3. Which functions should be hierarchically controlled, and which should be integrated and controlled laterally? In some areas, organizations function in a lateral manner, integrating and creating synergies across various parts of the organization, creating cross-functional units to carry out entire processes, and collaborating with suppliers and customers. Organizations are searching for ways to leverage across business units while setting up organizational and management approaches that give the optimal levels of flexibility and control to various business units.
4. Which processes should be IT based? Today most organizations have electronic systems that can do a great deal of the administrative work of HR, but what is it advantageous to have them do?
Traditionally HR (and many other staff groups such as IT) has been organized in a hierarchical manner, and it has seen its mission as designing, administering, and enforcing adherence to HR policies and systems. As a result, all too often HR has been seen as an expensive and necessary evil that consumes resources disproportionate to the value that it adds to the organization. A number of changes in structure and process are being advocated for HR:
• Decentralizing business support to operating units in order to increase responsiveness
• Contracting with business units for the services that are to be delivered, and perhaps even requiring services to be self-funding as a way of ensuring that businesses get only the services that they are willing to pay for and that they see as contributing to business performance
• Creating efficient central services units or outsourcing transactional services, or both
• Creating centers of excellence that provide expert services, often in a consulting capacity
• Increasing the rotation of people within various staff functions and between staff and line, and having fewer lifelong careers within a narrow staff function, in order to broaden the perspectives of HR staff professionals and increase their awareness of business issues, as well as increasing the depth of understanding of HR issues among line management
• Expanding the scope of the HR function to include communications and sustainability, to mention just two areas
Conclusion
The future of the HR function in organizations is uncertain. On the one hand, if it does not change, it could end up being largely an administrative function that manages an information technology–based HR system and vendors who do most of the HR administrative work. On the other hand, it could become a driver of organizational effectiveness and business strategy. In many organizations, one of the key determinants of competitive advantage is effective human capital management. More than ever before, the effectiveness of an organization depends on its ability to address issues such as knowledge management, change management, and capability building, all of which could fall into the domain of the HR function. The unanswered question at this point is whether HR will rise to the occasion and address these issues.

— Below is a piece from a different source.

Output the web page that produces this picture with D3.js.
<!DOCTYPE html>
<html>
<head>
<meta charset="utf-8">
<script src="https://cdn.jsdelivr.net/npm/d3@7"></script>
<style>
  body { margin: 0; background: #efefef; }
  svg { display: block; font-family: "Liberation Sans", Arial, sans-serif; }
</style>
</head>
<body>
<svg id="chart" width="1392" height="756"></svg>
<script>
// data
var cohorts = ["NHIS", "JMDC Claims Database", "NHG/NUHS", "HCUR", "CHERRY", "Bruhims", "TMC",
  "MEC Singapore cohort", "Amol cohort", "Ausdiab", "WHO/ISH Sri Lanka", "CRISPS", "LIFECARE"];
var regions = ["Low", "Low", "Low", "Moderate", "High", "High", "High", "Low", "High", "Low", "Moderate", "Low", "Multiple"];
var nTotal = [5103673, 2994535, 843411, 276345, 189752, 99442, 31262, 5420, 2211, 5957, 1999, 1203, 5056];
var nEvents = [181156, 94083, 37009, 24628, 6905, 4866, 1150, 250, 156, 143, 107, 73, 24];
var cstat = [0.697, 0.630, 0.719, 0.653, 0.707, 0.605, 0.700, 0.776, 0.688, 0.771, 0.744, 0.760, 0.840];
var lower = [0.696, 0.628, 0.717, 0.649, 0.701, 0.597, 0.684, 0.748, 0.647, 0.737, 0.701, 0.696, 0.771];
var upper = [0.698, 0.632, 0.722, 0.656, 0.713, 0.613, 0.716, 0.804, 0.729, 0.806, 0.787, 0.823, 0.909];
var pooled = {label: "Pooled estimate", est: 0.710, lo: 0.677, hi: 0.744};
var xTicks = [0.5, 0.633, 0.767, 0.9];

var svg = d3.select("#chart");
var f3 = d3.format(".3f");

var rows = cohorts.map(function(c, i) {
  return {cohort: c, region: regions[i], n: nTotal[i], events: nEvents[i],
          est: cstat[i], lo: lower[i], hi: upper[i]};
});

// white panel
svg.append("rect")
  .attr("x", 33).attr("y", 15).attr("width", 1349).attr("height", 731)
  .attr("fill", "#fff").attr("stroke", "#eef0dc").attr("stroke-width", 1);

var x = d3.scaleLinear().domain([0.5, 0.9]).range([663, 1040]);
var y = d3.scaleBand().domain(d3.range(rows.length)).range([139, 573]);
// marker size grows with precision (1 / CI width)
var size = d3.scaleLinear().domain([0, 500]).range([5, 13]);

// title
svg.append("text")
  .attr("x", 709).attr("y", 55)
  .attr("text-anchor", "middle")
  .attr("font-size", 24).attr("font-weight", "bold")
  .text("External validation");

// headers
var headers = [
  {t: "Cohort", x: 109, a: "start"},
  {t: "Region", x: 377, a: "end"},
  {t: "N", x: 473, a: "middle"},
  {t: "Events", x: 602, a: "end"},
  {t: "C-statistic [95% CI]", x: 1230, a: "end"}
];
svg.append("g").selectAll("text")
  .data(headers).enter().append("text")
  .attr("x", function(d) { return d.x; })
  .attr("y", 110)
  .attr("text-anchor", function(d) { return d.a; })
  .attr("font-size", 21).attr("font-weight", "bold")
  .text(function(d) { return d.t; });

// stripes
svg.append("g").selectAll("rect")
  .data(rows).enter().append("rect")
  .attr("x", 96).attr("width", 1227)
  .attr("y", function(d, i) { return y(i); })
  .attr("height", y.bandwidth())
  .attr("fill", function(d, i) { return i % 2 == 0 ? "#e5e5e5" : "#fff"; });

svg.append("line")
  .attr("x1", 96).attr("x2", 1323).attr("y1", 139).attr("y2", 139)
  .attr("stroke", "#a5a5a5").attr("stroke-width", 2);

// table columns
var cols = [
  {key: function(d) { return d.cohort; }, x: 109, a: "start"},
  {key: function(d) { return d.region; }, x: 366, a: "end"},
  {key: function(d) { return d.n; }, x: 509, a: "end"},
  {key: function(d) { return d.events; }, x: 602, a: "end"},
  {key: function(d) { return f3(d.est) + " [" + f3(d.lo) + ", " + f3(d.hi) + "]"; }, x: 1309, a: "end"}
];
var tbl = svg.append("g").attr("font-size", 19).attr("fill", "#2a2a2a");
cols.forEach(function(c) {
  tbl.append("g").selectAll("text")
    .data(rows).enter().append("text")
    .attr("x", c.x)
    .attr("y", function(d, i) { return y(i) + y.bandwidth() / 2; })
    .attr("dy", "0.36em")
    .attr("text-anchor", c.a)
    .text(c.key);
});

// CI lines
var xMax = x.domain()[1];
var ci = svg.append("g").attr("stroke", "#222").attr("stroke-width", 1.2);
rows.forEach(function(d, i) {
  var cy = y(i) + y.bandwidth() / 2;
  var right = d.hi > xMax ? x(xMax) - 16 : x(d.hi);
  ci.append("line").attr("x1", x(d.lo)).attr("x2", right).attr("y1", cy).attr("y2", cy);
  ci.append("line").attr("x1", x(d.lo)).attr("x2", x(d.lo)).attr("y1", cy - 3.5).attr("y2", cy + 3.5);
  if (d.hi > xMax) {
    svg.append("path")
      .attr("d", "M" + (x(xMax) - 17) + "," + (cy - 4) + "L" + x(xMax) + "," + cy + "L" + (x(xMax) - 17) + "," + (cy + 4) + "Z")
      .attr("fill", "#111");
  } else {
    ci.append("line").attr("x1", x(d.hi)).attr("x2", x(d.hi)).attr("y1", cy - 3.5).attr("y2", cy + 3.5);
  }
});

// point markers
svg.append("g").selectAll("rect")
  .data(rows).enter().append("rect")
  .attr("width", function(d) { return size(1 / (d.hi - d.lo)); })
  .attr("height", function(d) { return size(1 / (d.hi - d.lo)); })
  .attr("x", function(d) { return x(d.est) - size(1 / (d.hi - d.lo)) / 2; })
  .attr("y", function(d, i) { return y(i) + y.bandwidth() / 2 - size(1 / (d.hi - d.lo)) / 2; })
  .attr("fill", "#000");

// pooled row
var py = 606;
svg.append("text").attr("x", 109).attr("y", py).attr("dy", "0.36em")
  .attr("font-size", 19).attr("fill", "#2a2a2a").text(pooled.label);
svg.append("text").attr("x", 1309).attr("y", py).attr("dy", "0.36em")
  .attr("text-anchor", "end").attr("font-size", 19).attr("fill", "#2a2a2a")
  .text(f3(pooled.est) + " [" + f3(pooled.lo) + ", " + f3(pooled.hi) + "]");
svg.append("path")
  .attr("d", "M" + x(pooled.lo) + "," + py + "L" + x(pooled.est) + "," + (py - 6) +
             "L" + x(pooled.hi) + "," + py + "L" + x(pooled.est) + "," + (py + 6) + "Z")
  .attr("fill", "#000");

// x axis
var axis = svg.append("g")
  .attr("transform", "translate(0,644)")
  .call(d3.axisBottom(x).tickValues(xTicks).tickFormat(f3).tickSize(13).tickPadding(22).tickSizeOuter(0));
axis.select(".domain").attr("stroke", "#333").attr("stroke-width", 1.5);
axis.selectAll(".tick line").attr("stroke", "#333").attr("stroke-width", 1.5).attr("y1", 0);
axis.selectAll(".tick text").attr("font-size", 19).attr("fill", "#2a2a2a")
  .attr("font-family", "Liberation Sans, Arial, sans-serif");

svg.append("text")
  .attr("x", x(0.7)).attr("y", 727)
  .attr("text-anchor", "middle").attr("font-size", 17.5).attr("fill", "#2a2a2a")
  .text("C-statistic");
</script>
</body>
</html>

In order to increase its contribution to organizational effectiveness, HR must rethink its basic value proposition, structure, services, and programs in order to address how it can add value in today’s economy with new organizational forms, business strategies, and performance demands. HR faces a formidable challenge in helping organizations deal with the human issues that are raised by large-scale strategic change. To deal with these challenges effectively, HR has to focus on how it is organized and its competencies and role in business strategy.

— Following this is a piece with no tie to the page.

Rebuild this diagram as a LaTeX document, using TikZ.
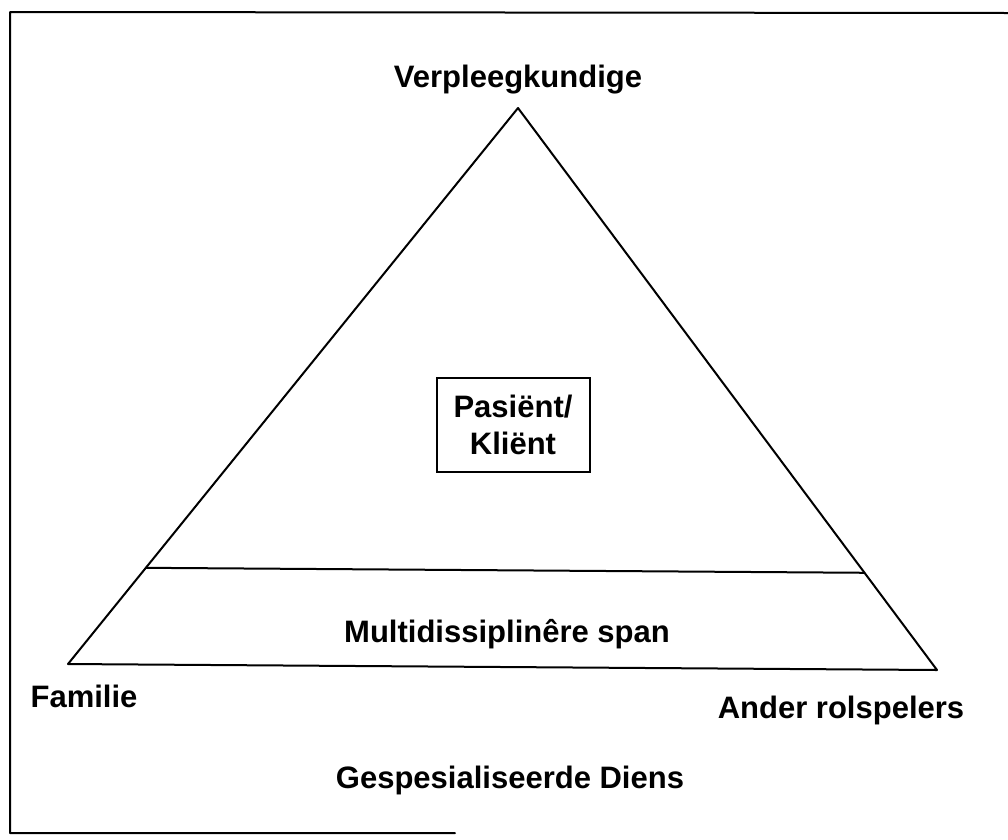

There is some evidence that the situation of HR is changing and that the function is beginning to redefine its role in order to increase the value it adds. Data collected in 1995, 1998, 2001, 2004, 2007, and 2010 found evidence of some change in large US corporations, but there has been more talk of change than actual change (Lawler and Mohrman 2003; Lawler et al. 2006; Lawler and Boudreau 2009, 2012). If this is true in the 2013 results examined in this book, it will be additional evidence that HR is not doing what it needs to do in order to be a key contributor to organizational effectiveness.